**Your instructions**
In the records below, find the line that contains "Convert this chart to Plotly code." and the line that contains "70, 80, 90]"; write out exactly those two lines and everything between them, without the pictures.

**Input rows**
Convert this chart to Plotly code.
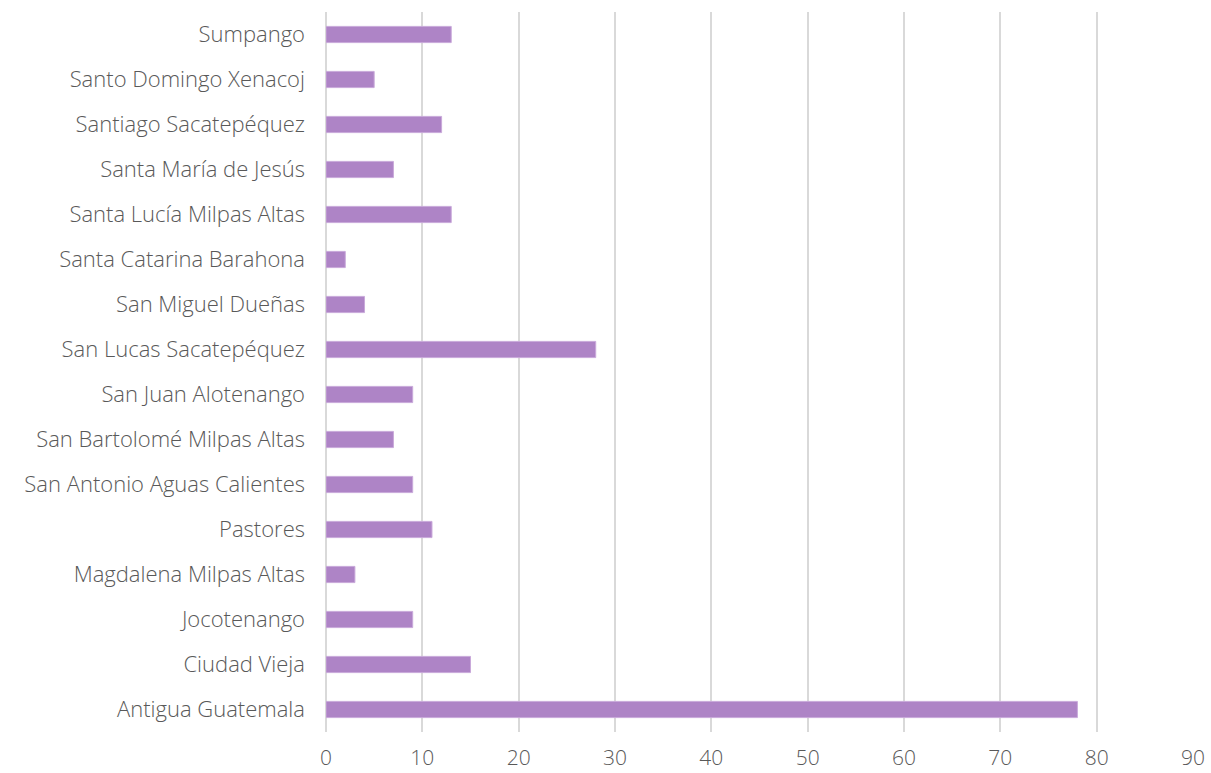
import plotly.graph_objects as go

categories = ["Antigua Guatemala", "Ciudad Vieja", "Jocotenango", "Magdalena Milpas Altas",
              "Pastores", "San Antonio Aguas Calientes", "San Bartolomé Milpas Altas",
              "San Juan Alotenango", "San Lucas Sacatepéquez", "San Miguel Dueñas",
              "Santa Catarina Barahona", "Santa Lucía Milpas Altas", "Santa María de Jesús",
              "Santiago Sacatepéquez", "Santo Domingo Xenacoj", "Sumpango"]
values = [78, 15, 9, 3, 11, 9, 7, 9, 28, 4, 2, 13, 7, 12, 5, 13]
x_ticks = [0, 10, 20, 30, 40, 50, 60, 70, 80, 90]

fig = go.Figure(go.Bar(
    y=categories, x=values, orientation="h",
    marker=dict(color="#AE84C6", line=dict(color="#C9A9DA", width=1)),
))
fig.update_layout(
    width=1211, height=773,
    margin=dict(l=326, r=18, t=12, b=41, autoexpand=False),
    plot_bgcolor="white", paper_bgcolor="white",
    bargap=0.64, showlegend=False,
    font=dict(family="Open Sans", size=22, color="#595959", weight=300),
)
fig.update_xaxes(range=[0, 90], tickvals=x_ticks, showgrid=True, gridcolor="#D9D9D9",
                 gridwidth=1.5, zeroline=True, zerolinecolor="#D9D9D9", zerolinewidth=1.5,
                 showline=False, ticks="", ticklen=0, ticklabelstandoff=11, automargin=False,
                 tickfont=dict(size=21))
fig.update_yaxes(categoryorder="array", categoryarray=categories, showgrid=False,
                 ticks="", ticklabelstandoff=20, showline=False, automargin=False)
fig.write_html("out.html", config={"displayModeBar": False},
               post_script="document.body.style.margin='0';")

--

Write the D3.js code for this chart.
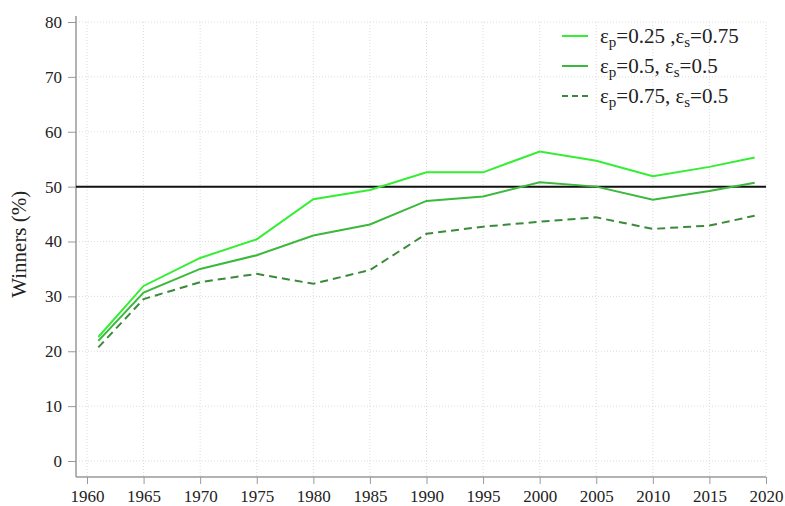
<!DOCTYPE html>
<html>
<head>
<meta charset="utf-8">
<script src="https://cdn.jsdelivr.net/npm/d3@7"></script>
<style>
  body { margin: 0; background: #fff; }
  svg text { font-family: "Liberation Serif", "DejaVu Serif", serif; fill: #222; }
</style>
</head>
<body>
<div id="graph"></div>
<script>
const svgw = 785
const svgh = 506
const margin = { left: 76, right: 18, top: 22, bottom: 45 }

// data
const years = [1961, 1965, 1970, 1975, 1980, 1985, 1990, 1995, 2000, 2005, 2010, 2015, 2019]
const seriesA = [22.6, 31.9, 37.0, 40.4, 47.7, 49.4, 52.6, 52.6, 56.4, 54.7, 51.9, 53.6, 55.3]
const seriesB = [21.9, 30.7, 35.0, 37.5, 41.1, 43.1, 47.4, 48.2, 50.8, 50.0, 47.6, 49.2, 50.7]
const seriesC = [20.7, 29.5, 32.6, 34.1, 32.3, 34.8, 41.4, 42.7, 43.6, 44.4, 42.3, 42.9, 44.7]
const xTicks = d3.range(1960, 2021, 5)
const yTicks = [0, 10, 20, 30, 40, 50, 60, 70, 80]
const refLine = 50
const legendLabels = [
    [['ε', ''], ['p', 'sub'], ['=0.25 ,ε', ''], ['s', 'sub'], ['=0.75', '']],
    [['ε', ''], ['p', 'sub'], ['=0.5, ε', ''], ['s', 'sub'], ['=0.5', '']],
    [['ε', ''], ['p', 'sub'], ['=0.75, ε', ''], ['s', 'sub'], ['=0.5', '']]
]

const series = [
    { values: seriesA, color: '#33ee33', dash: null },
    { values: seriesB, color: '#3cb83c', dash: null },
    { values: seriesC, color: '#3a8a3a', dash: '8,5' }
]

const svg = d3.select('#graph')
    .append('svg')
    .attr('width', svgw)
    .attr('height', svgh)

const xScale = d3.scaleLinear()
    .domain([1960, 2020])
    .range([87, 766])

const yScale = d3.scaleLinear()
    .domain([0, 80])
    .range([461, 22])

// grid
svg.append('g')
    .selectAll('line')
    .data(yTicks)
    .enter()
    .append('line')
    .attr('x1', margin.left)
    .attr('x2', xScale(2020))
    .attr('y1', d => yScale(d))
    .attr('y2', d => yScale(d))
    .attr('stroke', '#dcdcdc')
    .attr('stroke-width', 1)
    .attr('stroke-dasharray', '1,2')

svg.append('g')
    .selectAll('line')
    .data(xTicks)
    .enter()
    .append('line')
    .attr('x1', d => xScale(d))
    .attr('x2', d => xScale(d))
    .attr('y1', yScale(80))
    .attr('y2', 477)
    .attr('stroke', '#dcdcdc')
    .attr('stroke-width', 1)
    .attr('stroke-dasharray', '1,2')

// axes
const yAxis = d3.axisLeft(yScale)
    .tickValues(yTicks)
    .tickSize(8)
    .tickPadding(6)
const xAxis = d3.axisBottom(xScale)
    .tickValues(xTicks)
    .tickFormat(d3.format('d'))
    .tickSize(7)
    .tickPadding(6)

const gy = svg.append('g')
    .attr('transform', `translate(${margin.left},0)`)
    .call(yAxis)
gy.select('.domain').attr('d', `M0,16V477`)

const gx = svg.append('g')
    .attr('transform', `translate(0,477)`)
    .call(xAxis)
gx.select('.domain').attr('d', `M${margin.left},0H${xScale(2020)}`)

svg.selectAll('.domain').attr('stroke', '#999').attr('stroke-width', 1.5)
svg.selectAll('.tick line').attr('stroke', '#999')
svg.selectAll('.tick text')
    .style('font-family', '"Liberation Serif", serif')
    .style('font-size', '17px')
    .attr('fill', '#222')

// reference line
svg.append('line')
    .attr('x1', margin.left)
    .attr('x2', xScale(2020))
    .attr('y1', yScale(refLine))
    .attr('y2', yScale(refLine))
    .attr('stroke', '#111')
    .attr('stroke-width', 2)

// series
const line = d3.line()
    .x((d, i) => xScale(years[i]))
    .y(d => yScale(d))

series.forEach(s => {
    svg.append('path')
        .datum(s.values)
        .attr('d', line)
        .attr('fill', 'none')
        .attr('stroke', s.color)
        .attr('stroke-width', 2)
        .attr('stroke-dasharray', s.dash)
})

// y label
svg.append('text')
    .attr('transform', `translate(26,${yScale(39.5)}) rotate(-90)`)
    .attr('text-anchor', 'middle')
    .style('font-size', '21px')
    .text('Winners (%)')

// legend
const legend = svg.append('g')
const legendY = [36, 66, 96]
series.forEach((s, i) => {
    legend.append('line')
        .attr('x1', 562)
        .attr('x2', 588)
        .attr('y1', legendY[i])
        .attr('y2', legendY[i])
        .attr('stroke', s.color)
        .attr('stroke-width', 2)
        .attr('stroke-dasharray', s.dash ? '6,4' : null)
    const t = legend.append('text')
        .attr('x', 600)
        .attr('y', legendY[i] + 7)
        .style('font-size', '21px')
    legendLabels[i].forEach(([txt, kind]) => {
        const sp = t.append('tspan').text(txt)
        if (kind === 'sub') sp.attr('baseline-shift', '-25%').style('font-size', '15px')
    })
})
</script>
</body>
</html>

**Result of the exercise**
Convert this chart to Plotly code.
import plotly.graph_objects as go

categories = ["Antigua Guatemala", "Ciudad Vieja", "Jocotenango", "Magdalena Milpas Altas",
              "Pastores", "San Antonio Aguas Calientes", "San Bartolomé Milpas Altas",
              "San Juan Alotenango", "San Lucas Sacatepéquez", "San Miguel Dueñas",
              "Santa Catarina Barahona", "Santa Lucía Milpas Altas", "Santa María de Jesús",
              "Santiago Sacatepéquez", "Santo Domingo Xenacoj", "Sumpango"]
values = [78, 15, 9, 3, 11, 9, 7, 9, 28, 4, 2, 13, 7, 12, 5, 13]
x_ticks = [0, 10, 20, 30, 40, 50, 60, 70, 80, 90]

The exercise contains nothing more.